* _Task to complete_: Leave out the pictures and set down exactly the lines from the start of the listing through the one with "plt.rcParams['font.family'] = ['Liberation", both included.

* _Given data_:
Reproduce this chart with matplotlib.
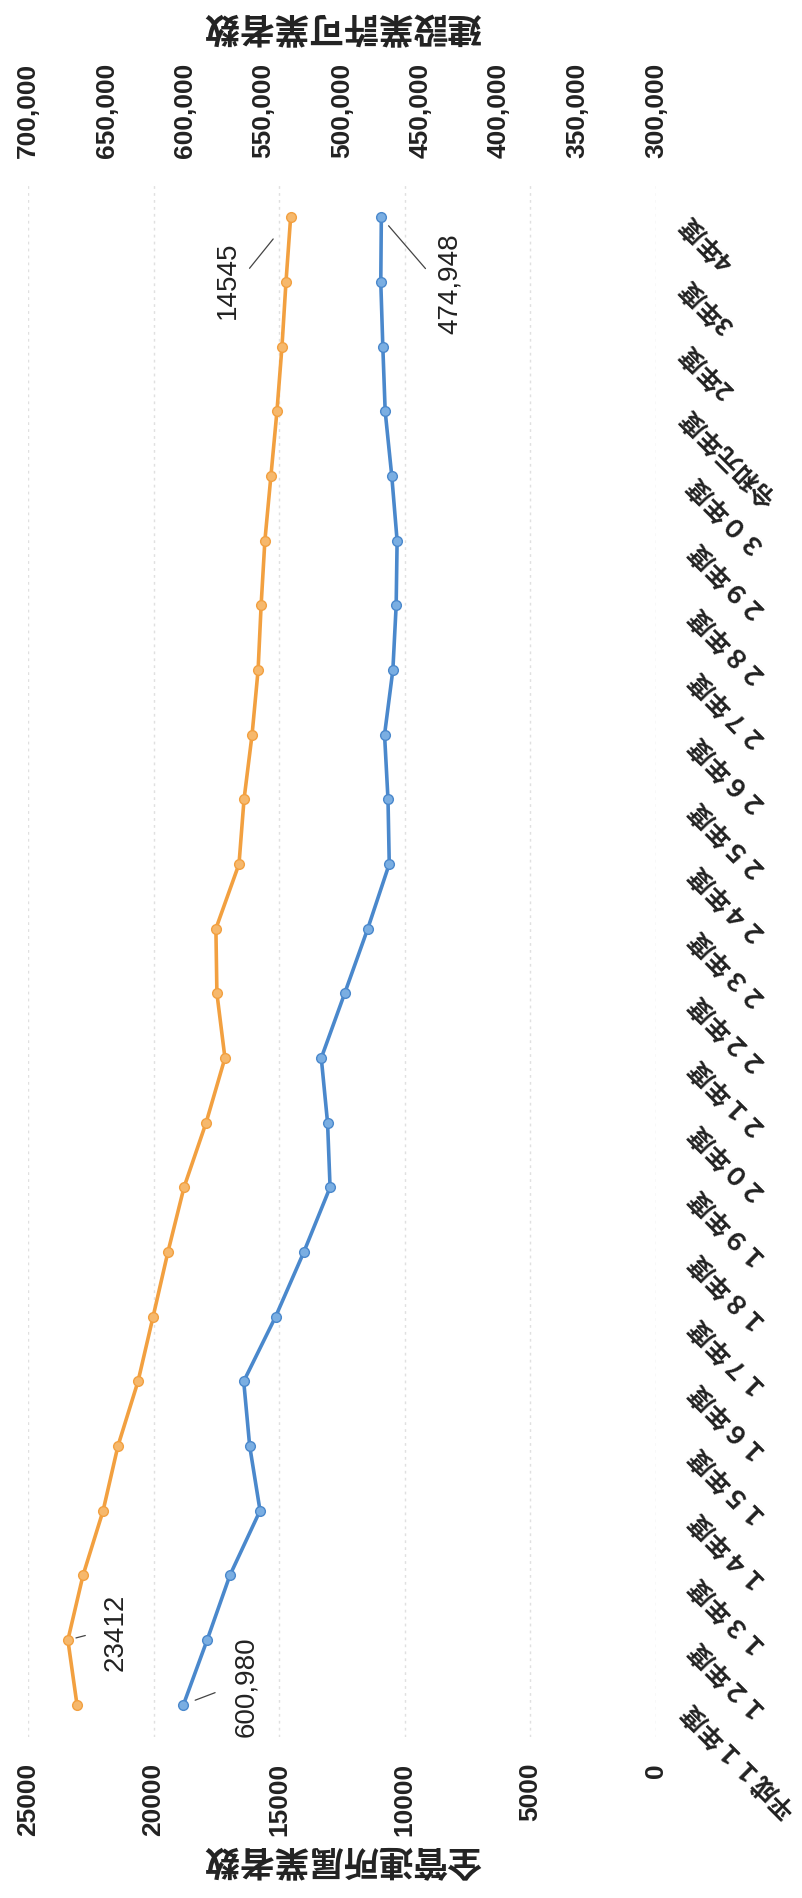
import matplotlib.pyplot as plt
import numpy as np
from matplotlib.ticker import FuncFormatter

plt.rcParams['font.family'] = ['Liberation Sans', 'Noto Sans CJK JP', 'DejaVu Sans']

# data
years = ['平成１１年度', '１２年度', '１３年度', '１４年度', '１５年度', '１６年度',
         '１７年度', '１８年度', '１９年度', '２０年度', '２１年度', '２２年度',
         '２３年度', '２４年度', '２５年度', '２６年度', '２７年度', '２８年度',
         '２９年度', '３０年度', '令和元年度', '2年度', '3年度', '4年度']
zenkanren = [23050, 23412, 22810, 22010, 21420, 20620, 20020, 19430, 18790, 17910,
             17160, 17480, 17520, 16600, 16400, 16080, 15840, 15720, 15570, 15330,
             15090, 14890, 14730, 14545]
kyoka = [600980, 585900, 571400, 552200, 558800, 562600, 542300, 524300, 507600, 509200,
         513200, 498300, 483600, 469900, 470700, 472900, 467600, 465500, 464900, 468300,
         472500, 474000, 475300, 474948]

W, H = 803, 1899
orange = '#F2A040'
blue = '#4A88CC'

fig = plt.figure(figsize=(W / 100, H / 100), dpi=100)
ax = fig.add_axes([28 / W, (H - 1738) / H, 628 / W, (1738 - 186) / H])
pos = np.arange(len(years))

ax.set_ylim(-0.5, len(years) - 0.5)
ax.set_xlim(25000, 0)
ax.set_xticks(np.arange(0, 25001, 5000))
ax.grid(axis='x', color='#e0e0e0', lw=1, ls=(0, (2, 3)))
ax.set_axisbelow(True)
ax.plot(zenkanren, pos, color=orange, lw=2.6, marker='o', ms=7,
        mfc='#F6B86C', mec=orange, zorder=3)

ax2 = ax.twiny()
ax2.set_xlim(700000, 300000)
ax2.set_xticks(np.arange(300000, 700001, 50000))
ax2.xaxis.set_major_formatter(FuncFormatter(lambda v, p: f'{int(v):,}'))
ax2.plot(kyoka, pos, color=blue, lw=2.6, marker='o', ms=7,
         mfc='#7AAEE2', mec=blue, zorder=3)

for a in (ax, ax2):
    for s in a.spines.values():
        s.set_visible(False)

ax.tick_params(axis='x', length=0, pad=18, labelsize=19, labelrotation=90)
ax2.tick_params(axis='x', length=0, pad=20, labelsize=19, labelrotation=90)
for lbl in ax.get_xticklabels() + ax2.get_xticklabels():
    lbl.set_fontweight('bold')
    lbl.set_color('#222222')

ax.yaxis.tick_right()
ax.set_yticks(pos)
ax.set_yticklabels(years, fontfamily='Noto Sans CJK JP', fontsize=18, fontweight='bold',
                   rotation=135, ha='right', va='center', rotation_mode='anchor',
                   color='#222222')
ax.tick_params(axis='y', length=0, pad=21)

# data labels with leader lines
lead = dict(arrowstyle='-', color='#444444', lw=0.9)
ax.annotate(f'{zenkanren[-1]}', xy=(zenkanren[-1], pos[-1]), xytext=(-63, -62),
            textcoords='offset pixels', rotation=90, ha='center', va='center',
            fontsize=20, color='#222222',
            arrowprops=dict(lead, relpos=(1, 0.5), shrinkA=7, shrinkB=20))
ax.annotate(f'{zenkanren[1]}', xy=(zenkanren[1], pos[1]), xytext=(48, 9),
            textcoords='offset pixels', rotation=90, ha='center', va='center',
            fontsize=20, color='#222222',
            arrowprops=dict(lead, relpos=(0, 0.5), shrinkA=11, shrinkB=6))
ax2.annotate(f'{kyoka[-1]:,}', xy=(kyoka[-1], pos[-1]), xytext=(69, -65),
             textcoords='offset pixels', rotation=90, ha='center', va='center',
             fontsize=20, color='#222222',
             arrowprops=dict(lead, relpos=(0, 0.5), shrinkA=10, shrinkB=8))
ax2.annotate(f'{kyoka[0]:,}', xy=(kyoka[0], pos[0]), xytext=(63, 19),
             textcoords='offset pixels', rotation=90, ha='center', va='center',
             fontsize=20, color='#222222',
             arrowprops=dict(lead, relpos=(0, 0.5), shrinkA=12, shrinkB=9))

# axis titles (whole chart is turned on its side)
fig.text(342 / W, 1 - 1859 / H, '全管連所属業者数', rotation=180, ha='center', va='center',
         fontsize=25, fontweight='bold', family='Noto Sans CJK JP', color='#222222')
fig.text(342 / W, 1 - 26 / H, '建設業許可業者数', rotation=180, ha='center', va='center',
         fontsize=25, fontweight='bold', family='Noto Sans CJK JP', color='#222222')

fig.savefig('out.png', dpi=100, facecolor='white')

* _Solution to the problem_:
Reproduce this chart with matplotlib.
import matplotlib.pyplot as plt
import numpy as np
from matplotlib.ticker import FuncFormatter

plt.rcParams['font.family'] = ['Liberation Sans', 'Noto Sans CJK JP', 'DejaVu Sans']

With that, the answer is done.